John Hollinger of The Athletic, who spent most of the 2010s working as an executive for the Memphis Grizzlies, dubbed Reed “the most undervalued player in the draft, hiding in plain sight as a young junior mired on a brutal DePaul team.” The 6’9″, 220-pounder averaged 15.1 points on 51.6 percent shooting, 10.7 rebounds and 2.6 blocks in 31.7 minutes per game for DePaul this past season, but the Blue Demons went only 16-16 (including a 3-15 record in Big East play).
Morey appeared especially intrigued with how Reed might eventually fit alongside Simmons. He said Reed “can guard multiple positions,” and whenever Embiid is off the floor, he suggested the Sixers can build a “dynamic, uptempo” offensive attack with Reed and Simmons.
The Sixers still have holes to fill once free agency begins Friday, particular at the backup point guard and backup center spots. Even after their draft-night moves, they’re still well above the $132.627 million luxury-tax threshold, which means they’ll be limited to only the $5.7 million taxpayer mid-level exception and veteran-minimum contracts beyond that.
After the draft, Morey hinted that the Sixers may tread lightly in free agency.
“We added some flexibility with the moves tonight, so that’ll give us some more optionality in free agency,” he said. I think frankly, free agency is where most of the bad deals happen, so Elton and I will be careful through that. But we hope to add players in a way that both helps the team and doesn’t hurt our ability to continue to improve the team.”
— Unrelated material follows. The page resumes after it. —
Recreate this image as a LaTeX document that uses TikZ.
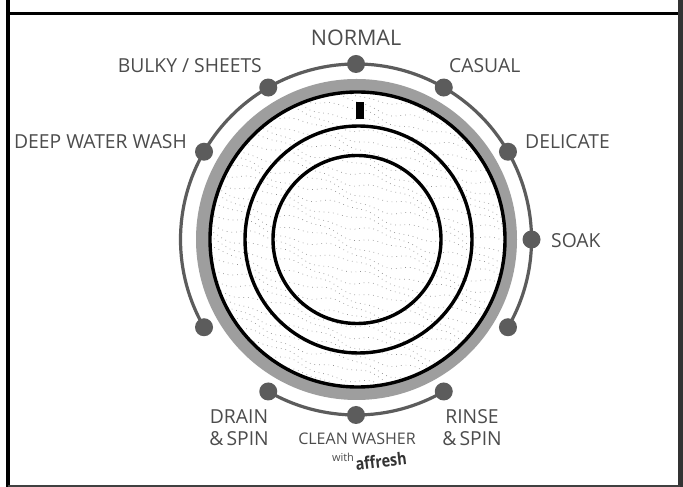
\documentclass[tikz,border=0pt]{standalone}
\usepackage{fontspec}
\usetikzlibrary{calc}
\setmainfont{Open Sans}
\definecolor{txt}{gray}{0.3}
\definecolor{dotc}{gray}{0.36}
\definecolor{ringc}{gray}{0.62}
\pgfdeclarelayer{under}
\pgfsetlayers{under,main}
\tikzset{
  dial/.style={circle,fill=dotc,minimum size=18pt,inner sep=0pt},
  lbl/.style={text=txt,font=\fontsize{19.3}{22}\selectfont,inner sep=0pt,align=center},
  track/.style={draw=dotc,line width=3.2pt},
  bk/.style={draw=black,line width=3.4pt},
  tex/.style={draw=gray!85,line width=0.7pt,dash pattern=on 0.7pt off 4pt}
}
\begin{document}
\begin{tikzpicture}[x=1pt,y=1pt]
\useasboundingbox (0,0) rectangle (683,487);
\begin{pgfonlayer}{under}
\fill[white] (0,0) rectangle (683,487);
\end{pgfonlayer}
% frame
\draw[draw=black,line width=3.5pt] (8,487) -- (8,0);
\draw[draw=black,line width=3.5pt] (8,473.5) -- (680,473.5);
\draw[draw=black!80,line width=5pt] (680.5,487) -- (680.5,0);
\draw[draw=black!75,line width=2pt] (8,0.5) -- (680,0.5);
\coordinate (c) at (356,247.5);
% grey ring
\draw[draw=ringc,line width=13pt] (356.5,247.5) circle[radius=154];
% texture
\begin{scope}
\clip (357.5,247.5) circle[radius=147.5];
\foreach \yy in {70,79,...,440}{
  \draw[tex] plot[domain=205:510,samples=50,smooth] (\x,{\yy-0.28*(\x-356)+3*sin(\x*4+\yy*7)+1.5*sin(\x*9)});
}
\end{scope}
% black rings
\draw[bk] (357.5,247.5) circle[radius=147.5];
\draw[bk] (358.5,247.5) circle[radius=113.5];
\draw[bk] (357,247.5) circle[radius=84];
\fill[black] (356,368) rectangle (364,385);
% dial points
\foreach \n/\a in {nrm/90,cas/60,del/30,soa/0,low/-30,rin/-60,cln/-90,drn/-120,lol/-150,dep/150,blk/120}{
  \node[dial] (\n) at ($(c)+(\a:175.5)$) {};
}
% tracks
\begin{pgfonlayer}{under}
\draw[track] (low.center) arc[start angle=-30,end angle=210,radius=175.5];
\draw[track] (rin.center) arc[start angle=-60,end angle=-120,radius=175.5];
\end{pgfonlayer}
% labels
\node[lbl,anchor=mid,font=\fontsize{21.5}{24}\selectfont] (tn) at (356,444) {NORMAL};
\node[lbl,anchor=mid west] (tc) at (449,417) {CASUAL};
\node[lbl,anchor=mid east] (tb) at (262,417) {BULKY / SHEETS};
\node[lbl,anchor=mid east] (td) at (187,341) {DEEP WATER WASH};
\node[lbl,anchor=mid west] (tl) at (525,341) {DELICATE};
\node[lbl,anchor=mid west] (ts) at (551,242) {SOAK};
\node[lbl,anchor=center] (tdr) at (239,59) {DRAIN\\\&\,SPIN};
\node[lbl,anchor=center] (tri) at (472,59) {RINSE\\\&\,SPIN};
\node[text=txt,font=\fontsize{16}{18}\selectfont,inner sep=0pt] (tw) at (357,48) {CLEAN WASHER};
\node[text=txt,font=\fontsize{11}{13}\selectfont,inner sep=0pt] (tx) at (343,30) {with};
\node[text=black!80,font=\fontsize{17}{19}\selectfont\bfseries,inner sep=0pt,rotate=7,xscale=0.85] (ta) at (381,26) {affresh};
\end{tikzpicture}
\end{document}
Above all else, Morey made it clear that he’s intentionally constructing a roster around Simmons and Embiid to maximize their strengths.
“It’s important that the guys fit and the guys are here for multiple years. We’re big on developing and building through the draft. … We have two young superstars in their prime, and you want to put around them guys they can build with.”
If his first draft with the Sixers is any indication, Morey will be far more adept at that than his predecessors were.